3

I am new user to SOLR. I am working on an E-commerce web application which have SQL database. I want to implement SOLR for my "category page" in application where we will show products of that category with specific information like available stock , price and few more details. Also we want to restrict product display on basis of stock availability, if there is no stock then we wont display those products.

I am trying to implement SOLR with Delta import queries to make my category pages faster. And my concern is about performance of page while getting data from SOLR and accuracy of real time data like Stock and Price.

actually my database queries to get product data are little bit complicated and have several joins, so i have to make several related entities in SOLR database. So due to this data upload to SOLR is slow. that makes difficult to upload data (even with delta import query) frequently, so my application lacking real time data like stock of products.

basically i want to know best practice approach to implement SOLR. I am confused with 1. Should i export my all data to SOLR and then get all details from SOLR? (I am worried about performance and real time data) 2. should i get only index data (say id of products) from SOLR and then get othere details from my SQL database? (not sure about this approach perfomance).

So please help me and suggest me that how can i implement SOLR for my app in best way.

all help is appretiated!!

K24
  • 53
  • 2
  • 9

2 Answers2

1

You can set up a database trigger or data access layer event to send data to Solr whenever there's a change, and configure autoCommit to control freshness.

See also:

Mauricio Scheffer
  • 98,863
  • 23
  • 192
  • 275
  • thanks Mauricio, i will check those links. But i can't do any changes in my database schema or data. So have to deal with whatever it is. Also product details are divided in several tables, so i would have to create many triggers on different tables. and i think it will again a performance factor for database. – K24 Aug 31 '11 at 04:32
  • @K24: Sorry, I meant the **Solr** schema, not the database schema. Even if you have joins in your relational database, you have to flatten the data when populating the Solr index. – Mauricio Scheffer Aug 31 '11 at 05:00
1

One good case practice I encountered while developing e-commerce solution and SOLR as the search provider is to retrieve from SOLR only the IDs and get the data from SQL server.

I created a single schema that was updating every time some new products were added in the database.(In my case products were added by a user in an admin console, in your case you can use the @Mauricio Scheffer comment to have latest updates)

One field in the schema was the ID - representing the ID of the product in the database. After querying SOLR I was receiving N documents suiting the query and with the ID field I was getting all the information from my database and display it to the user.

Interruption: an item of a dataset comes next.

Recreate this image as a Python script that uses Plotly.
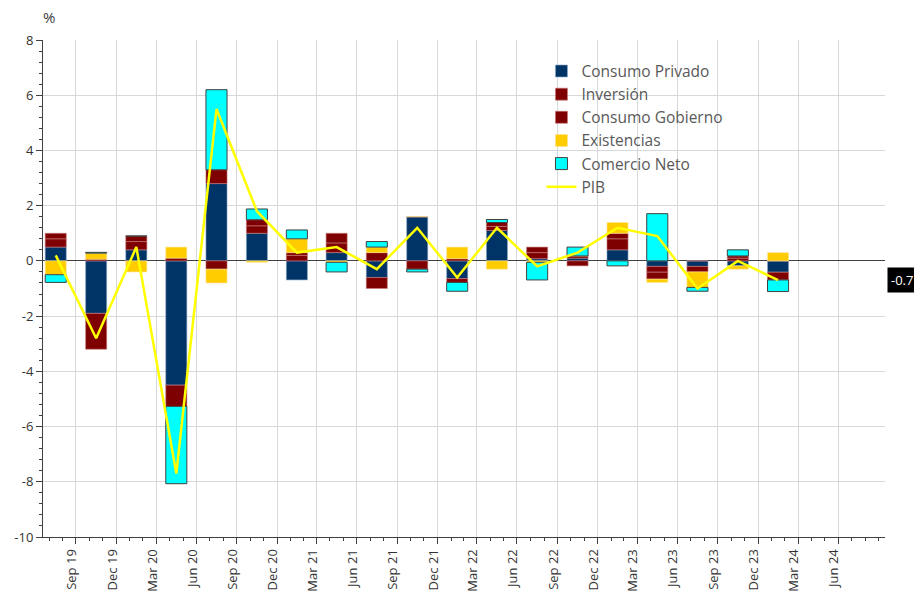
import pandas as pd
import plotly.graph_objects as go

quarters = ["2019Q3", "2019Q4", "2020Q1", "2020Q2", "2020Q3", "2020Q4", "2021Q1", "2021Q2",
            "2021Q3", "2021Q4", "2022Q1", "2022Q2", "2022Q3", "2022Q4", "2023Q1", "2023Q2",
            "2023Q3", "2023Q4", "2024Q1"]
consumo_privado = [0.5, -1.9, 0.4, -4.5, 2.8, 1.0, -0.69, 0.3, -0.6, 1.6, -0.64, 1.1, 0.08,
                   0.1, 0.4, -0.2, -0.2, -0.18, -0.41]
inversion = [0.3, -1.3, 0.3, -0.77, 0.5, 0.27, 0.2, 0.35, -0.4, -0.3, -0.14, 0.15, 0.22,
             -0.18, 0.4, -0.21, -0.2, 0.1, -0.28]
consumo_gobierno = [0.2, 0.06, 0.2, 0.1, -0.3, 0.22, 0.1, 0.35, 0.3, 0.0, 0.08, 0.14, 0.2,
                    0.08, 0.2, -0.25, 0.0, 0.08, 0.0]
existencias = [-0.5, 0.22, -0.4, 0.4, -0.5, -0.05, 0.5, -0.05, 0.2, 0.0, 0.42, -0.3, -0.05,
               0.0, 0.39, -0.12, -0.56, -0.12, 0.3]
comercio_neto = [-0.28, 0.03, 0.0, -2.8, 2.9, 0.39, 0.32, -0.35, 0.2, -0.1, -0.32, 0.11, -0.64,
                 0.32, -0.18, 1.71, -0.14, 0.22, -0.42]
pib = [0.2, -2.8, 0.5, -7.7, 5.5, 1.8, 0.3, 0.5, -0.3, 1.2, -0.6, 1.2, -0.2, 0.3, 1.2, 0.9,
       -1.0, 0.0, -0.7]
tick_quarters = ["2019Q3", "2019Q4", "2020Q1", "2020Q2", "2020Q3", "2020Q4", "2021Q1", "2021Q2",
                 "2021Q3", "2021Q4", "2022Q1", "2022Q2", "2022Q3", "2022Q4", "2023Q1", "2023Q2",
                 "2023Q3", "2023Q4", "2024Q1", "2024Q2"]
y_ticks = [8, 6, 4, 2, 0, -2, -4, -6, -8, -10]

periods = [pd.Period(q, freq="Q") for q in quarters]
x_mid = [p.start_time + (p.end_time - p.start_time) / 2 for p in periods]
tick_periods = [pd.Period(q, freq="Q") for q in tick_quarters]
tick_vals = [(p.end_time + pd.Timedelta(seconds=1)).normalize() for p in tick_periods]
tick_text = [p.end_time.strftime("%b %y") for p in tick_periods]

BAR_W = 48 * 86400000
FONT = "Open Sans"

series = [
    ("Consumo Privado", consumo_privado, "#003366", "rgba(140,170,200,0.6)"),
    ("Inversión", inversion, "#7f0000", "rgba(200,120,120,0.6)"),
    ("Consumo Gobierno", consumo_gobierno, "#7f0000", "rgba(200,120,120,0.6)"),
    ("Existencias", existencias, "#ffcc00", "rgba(255,230,150,0.6)"),
    ("Comercio Neto", comercio_neto, "#00ffff", "#404040"),
]

fig = go.Figure()
for i, (name, vals, col, lcol) in enumerate(series):
    fig.add_trace(go.Bar(
        x=x_mid, y=vals, name=name, width=BAR_W, legendgroup=f"g{i}",
        marker=dict(color=col, line=dict(color=lcol, width=1)),
    ))
fig.add_trace(go.Scatter(
    x=x_mid, y=pib, name="PIB", mode="lines", legendgroup="g5",
    line=dict(color="#ffff00", width=2.5),
))

# the page body has an 8px margin; the figure is sized/margined to compensate
fig.update_layout(
    width=914, height=593,
    margin=dict(l=35, r=37, t=32, b=64, autoexpand=False),
    barmode="relative",
    plot_bgcolor="white", paper_bgcolor="white",
    font=dict(family=FONT, size=13, color="#333333"),
    showlegend=True,
    legend=dict(
        x=0.592, y=0.971, xanchor="left", yanchor="top",
        bgcolor="rgba(0,0,0,0)", traceorder="normal", tracegroupgap=0.5,
        font=dict(family=FONT, size=15.5, color="#595959"),
    ),
    xaxis=dict(
        type="date", automargin=False,
        range=["2019-07-18", "2024-10-16"],
        tickmode="array", tickvals=tick_vals, ticktext=tick_text,
        tickangle=-90, ticks="outside", ticklen=6, tickcolor="#404040",
        tickfont=dict(size=13, color="#333333"),
        showgrid=True, gridcolor="#d5d9dc", gridwidth=1,
        showline=True, linecolor="#404040", linewidth=1,
        zeroline=False,
        minor=dict(ticks="outside", ticklen=3, tickcolor="#404040",
                   dtick="M1", tick0="2019-07-01", showgrid=False),
        ticklabelshift=-4,
    ),
    yaxis=dict(
        range=[-10, 8], automargin=False,
        tickmode="array", tickvals=y_ticks, ticktext=[str(v) for v in y_ticks],
        ticks="outside", ticklen=6, tickcolor="#404040",
        tickfont=dict(size=13, color="#333333"),
        showgrid=True, gridcolor="#d5d9dc", gridwidth=1,
        showline=True, linecolor="#404040", linewidth=1,
        zeroline=True, zerolinecolor="#404040", zerolinewidth=1,
        minor=dict(ticks="outside", ticklen=3, tickcolor="#404040",
                   dtick=0.4, tick0=0, showgrid=False),
    ),
)

fig.add_annotation(
    text="%", xref="paper", yref="paper", x=0.0, y=1.0, xanchor="left", yanchor="middle",
    xshift=-2, yshift=23, showarrow=False,
    font=dict(family=FONT, size=15, color="#404040"),
)
fig.add_annotation(
    text=f"{pib[-1]:.1f}", xref="paper", yref="y", x=1.0, y=pib[-1],
    xanchor="left", yanchor="middle", xshift=2, showarrow=False,
    bgcolor="black", borderpad=3,
    font=dict(family=FONT, size=13, color="white"),
)

fig.write_html("out.html")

So the good part is that the user will always get the data from your database ( real time data), and will have his search results displayed very fast because of SOLR.

You can add to the schema different fields that you can use to filter your results such as

  • category
  • date
  • price
  • size
  • etc...

And also differnet fields that you need to query upon:

  • headline
  • description
  • name
  • etc...

And also add the product ID.

So after making the query to SOLR you have a list of product IDs, now the only thing you need to do is to implement a function that will get the products from database based on the ID and display it on the search results page.

This approach performance is pretty good because selecting from database elements based on primary key is the fastest way to retrieve data from sql.

I worked on a website with 1.000.000 products and searching time was always under 0.2 seconds and page loading time in the browser was under 0.6 seconds on single user queries. ( the server where SOLR and SQL was running was 8Gb ram and quad core 1.8 gb as I remember)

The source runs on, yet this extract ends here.